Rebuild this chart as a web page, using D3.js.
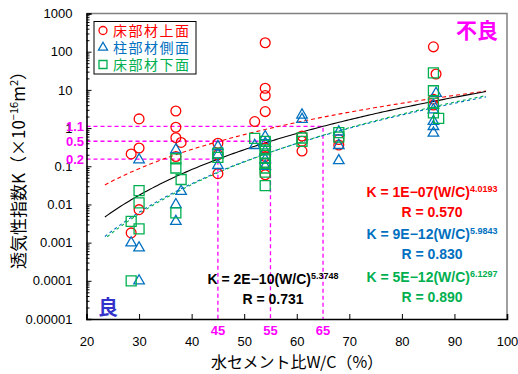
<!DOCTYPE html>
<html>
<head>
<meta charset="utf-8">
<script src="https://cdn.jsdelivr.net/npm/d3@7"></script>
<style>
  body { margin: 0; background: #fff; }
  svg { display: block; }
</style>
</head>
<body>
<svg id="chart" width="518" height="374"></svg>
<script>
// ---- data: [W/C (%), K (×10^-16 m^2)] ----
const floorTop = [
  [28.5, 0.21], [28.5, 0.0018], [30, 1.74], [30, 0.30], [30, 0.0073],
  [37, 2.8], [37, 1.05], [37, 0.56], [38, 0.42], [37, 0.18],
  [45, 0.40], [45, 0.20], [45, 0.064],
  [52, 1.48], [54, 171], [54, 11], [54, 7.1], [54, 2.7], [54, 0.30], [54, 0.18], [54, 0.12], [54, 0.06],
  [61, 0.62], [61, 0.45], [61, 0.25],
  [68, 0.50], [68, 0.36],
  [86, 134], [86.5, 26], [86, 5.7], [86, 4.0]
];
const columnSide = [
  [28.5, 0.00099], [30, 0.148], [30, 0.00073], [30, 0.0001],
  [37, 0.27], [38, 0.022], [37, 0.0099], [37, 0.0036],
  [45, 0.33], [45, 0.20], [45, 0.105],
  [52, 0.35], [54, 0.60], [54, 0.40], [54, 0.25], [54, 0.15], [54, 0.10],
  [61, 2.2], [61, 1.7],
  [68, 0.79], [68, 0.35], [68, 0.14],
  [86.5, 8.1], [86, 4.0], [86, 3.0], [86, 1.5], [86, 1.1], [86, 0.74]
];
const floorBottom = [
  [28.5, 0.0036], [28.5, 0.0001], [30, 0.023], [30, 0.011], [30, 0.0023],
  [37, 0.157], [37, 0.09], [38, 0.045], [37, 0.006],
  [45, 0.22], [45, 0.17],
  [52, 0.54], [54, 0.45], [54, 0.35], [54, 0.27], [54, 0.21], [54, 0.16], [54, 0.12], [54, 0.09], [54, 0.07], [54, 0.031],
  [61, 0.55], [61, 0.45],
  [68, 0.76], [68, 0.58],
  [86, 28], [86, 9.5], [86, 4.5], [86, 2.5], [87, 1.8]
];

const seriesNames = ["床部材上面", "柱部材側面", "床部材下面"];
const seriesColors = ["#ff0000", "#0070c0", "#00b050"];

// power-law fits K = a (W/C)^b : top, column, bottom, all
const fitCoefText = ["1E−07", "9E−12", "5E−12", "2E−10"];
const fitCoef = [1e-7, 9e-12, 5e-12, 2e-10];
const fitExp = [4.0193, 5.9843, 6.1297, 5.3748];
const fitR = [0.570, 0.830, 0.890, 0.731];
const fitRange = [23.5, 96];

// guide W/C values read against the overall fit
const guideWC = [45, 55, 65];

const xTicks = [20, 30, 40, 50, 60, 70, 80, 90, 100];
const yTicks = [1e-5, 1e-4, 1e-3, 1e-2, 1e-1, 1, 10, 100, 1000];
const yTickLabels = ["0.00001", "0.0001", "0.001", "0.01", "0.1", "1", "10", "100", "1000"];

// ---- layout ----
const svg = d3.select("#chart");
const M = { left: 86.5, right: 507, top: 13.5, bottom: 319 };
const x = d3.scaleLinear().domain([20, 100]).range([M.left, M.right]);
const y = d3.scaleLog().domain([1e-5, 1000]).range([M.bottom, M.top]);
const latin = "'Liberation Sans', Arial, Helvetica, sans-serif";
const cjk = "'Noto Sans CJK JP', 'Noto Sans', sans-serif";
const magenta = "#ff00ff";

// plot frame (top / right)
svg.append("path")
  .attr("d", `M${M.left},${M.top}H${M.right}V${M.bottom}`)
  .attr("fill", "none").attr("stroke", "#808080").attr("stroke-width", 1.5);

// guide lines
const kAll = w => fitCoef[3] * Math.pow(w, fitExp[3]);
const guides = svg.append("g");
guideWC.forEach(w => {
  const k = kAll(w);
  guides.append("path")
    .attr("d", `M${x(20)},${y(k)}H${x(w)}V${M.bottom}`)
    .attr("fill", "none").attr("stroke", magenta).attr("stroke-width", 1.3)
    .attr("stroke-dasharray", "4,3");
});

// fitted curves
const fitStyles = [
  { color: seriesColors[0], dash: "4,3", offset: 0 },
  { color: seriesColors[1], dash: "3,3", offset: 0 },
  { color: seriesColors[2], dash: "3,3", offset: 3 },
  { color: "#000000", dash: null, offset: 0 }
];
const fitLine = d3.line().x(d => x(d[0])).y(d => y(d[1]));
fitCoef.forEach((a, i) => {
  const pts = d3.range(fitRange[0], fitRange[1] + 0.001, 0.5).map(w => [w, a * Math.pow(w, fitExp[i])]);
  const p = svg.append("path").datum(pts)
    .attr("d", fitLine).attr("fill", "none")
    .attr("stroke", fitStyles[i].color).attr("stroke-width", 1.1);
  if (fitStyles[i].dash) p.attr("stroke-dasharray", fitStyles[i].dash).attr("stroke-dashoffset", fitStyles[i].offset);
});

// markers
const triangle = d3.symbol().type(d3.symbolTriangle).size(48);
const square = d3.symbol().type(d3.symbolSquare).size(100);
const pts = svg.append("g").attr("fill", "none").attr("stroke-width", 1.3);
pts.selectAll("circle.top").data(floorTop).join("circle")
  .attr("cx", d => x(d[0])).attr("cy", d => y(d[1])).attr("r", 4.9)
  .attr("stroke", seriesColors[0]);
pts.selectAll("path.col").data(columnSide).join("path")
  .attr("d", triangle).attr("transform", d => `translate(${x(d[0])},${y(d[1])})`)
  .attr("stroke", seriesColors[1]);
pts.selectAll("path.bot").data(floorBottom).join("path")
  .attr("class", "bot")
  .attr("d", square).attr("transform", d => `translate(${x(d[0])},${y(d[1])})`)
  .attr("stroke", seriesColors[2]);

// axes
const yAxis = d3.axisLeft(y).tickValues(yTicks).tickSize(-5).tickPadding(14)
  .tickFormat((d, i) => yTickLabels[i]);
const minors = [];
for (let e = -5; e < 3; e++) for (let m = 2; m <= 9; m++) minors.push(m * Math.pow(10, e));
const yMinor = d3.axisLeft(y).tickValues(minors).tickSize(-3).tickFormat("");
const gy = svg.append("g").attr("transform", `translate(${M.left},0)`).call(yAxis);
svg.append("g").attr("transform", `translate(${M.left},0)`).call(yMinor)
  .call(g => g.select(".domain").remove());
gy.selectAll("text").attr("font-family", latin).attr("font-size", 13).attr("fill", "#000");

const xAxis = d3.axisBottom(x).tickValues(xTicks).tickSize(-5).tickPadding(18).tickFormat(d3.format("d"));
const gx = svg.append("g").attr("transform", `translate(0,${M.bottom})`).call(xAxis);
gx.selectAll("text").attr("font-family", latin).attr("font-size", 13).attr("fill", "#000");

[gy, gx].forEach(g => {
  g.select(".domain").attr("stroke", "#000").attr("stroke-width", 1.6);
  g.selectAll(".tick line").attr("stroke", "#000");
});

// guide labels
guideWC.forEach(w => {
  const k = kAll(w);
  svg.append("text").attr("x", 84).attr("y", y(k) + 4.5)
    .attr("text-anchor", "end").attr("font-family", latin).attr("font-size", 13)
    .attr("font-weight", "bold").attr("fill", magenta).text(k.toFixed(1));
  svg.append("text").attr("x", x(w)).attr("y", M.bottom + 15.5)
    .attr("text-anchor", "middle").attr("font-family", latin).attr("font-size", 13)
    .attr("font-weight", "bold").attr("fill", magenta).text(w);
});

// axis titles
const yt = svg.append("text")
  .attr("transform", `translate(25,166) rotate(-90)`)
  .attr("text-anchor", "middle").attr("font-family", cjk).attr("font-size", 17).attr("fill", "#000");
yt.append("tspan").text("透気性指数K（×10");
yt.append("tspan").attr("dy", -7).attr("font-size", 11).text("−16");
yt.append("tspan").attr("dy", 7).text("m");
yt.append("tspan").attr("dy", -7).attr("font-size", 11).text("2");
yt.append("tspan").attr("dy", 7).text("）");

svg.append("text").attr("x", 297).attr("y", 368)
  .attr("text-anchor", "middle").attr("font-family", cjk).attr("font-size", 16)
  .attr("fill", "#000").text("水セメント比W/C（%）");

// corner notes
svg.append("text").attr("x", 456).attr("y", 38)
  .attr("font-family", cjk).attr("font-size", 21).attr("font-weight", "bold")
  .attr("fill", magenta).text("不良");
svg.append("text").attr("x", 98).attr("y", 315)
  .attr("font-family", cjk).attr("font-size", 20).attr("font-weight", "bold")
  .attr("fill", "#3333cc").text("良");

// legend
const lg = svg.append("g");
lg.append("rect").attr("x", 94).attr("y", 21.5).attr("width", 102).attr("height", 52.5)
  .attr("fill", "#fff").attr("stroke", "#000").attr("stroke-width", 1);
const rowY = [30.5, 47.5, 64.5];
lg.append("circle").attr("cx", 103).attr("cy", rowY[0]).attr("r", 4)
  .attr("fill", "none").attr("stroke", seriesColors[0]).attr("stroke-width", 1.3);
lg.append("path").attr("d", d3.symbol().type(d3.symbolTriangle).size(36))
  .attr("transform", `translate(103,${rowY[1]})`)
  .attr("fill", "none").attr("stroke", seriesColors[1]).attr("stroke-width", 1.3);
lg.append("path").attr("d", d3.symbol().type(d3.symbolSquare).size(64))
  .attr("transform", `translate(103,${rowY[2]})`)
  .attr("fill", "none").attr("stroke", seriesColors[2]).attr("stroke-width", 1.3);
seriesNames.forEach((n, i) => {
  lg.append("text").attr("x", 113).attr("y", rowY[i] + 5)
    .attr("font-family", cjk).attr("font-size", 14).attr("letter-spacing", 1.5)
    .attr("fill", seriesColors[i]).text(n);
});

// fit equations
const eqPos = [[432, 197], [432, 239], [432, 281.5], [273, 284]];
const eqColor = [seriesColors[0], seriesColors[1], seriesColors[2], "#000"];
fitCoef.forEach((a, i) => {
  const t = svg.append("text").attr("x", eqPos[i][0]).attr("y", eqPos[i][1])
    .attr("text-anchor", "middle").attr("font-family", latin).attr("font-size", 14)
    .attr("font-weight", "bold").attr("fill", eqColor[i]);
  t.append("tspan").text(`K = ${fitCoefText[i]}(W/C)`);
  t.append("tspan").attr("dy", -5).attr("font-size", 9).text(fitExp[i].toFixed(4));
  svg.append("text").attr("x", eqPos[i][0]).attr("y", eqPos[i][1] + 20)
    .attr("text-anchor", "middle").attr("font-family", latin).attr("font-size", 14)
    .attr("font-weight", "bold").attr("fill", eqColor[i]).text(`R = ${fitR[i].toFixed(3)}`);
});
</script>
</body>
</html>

**THE EXERCISE:** Copy all lines from the data that hold the word "chart".

**RESULT FOR THIS EXERCISE:**
Rebuild this chart as a web page, using D3.js.
<svg id="chart" width="518" height="374"></svg>
const svg = d3.select("#chart");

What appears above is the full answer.